Subject: Re: How can I help with hung vnlock()'ed clients?
To: Stephen M. Jones <smj@cirr.com>
From: Artem Belevich <art@riverstonenet.com>
List: tech-kern
Date: 11/04/2003 18:06:55
I occasionally see this problem on my NetBSD-1.6.1/i386 boxes.  In my
case NetBSD is a client and NetAPP file server & bunch of solaris
boxes as NFS servers. Everything is heavily automounted (and
unmounted, too).

The problem usually happens on the box with Intel's i82559 NIC
(if_fxp). The NIC in question occasionally gets stuck for about a
minute, prints "fxp0: device timeout" on the console and starts
working again. This may or may not have something to do with the
problem.

The box with 3com card (if_ex) gets stuck occasionally too, but way
less often ( once every few months vs. once every few weeks).
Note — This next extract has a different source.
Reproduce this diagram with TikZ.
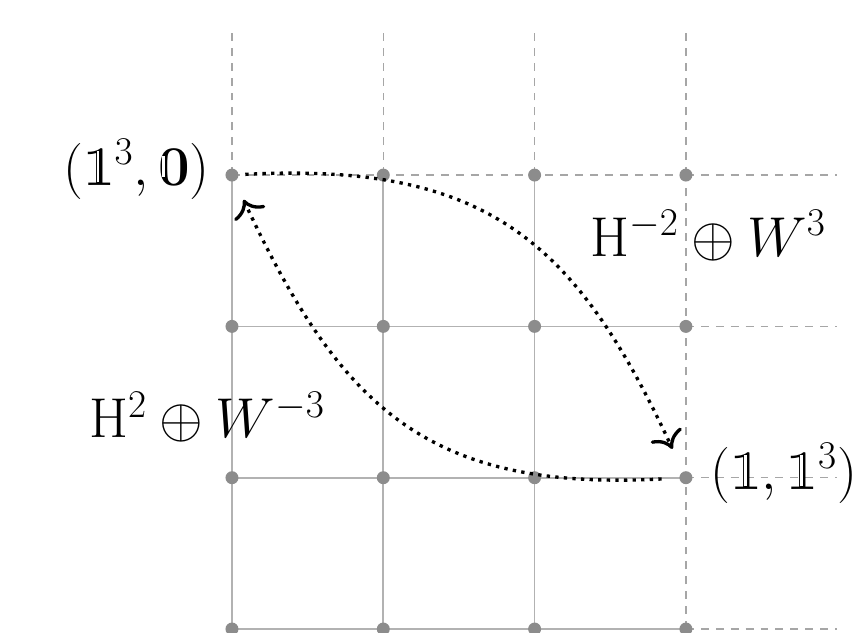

Good news is that sometimes everything recovers if you do 'ls' on the
filesystem that's mounted from the same place that locked file comes
from. Chances are 50/50. The bad news is that if you're unlucky,
you'll get another stuck process. :-(

--Artem

On Thu, Oct 30, 2003 at 08:50:56PM -0600, "Stephen M. Jones" <smj@cirr.com> wrote:
> Hi there!
> 
> I'm wondering what is the best way I can help with a problem I've experienced
> and seen others experience for a couple of years now.  The problem is
> where an NFS client will get 'hung' in a vnlock() and will most likely not
> recover.  Since I have the oppourtunity to run NetBSD in a high usage
> environment, I thought I might be able to help out .. but I want to know
> what is the best way to.
> 
> Typically the NFS server and clients run the same kernel version which is
> built from the 1.6.1 release tree.  I currently save a trace and ps when
> in the debugger and then dump core to preserve the memory image.  Unfortunately
> for performance reasons I can not run a kernel with symbols on the server,
> but I can on the (a) client.  Note, the server never seems to have the vnlock
> problem, only the clients .. so the server will typically run for weeks
> without an issue .. its the clients that can get in a vnlock() hang anywhere
> from 2hours of booting to 2weeks and anywhere in between.
> 
> If you have any tips or suggestions on how I can get evidence together so 
> we can nail this one, please let me know .. I'll do my best.  I'm also aware
> that the saved cores should only be looked at by trusted eyes.
> 
> Thanks
> Stephen
>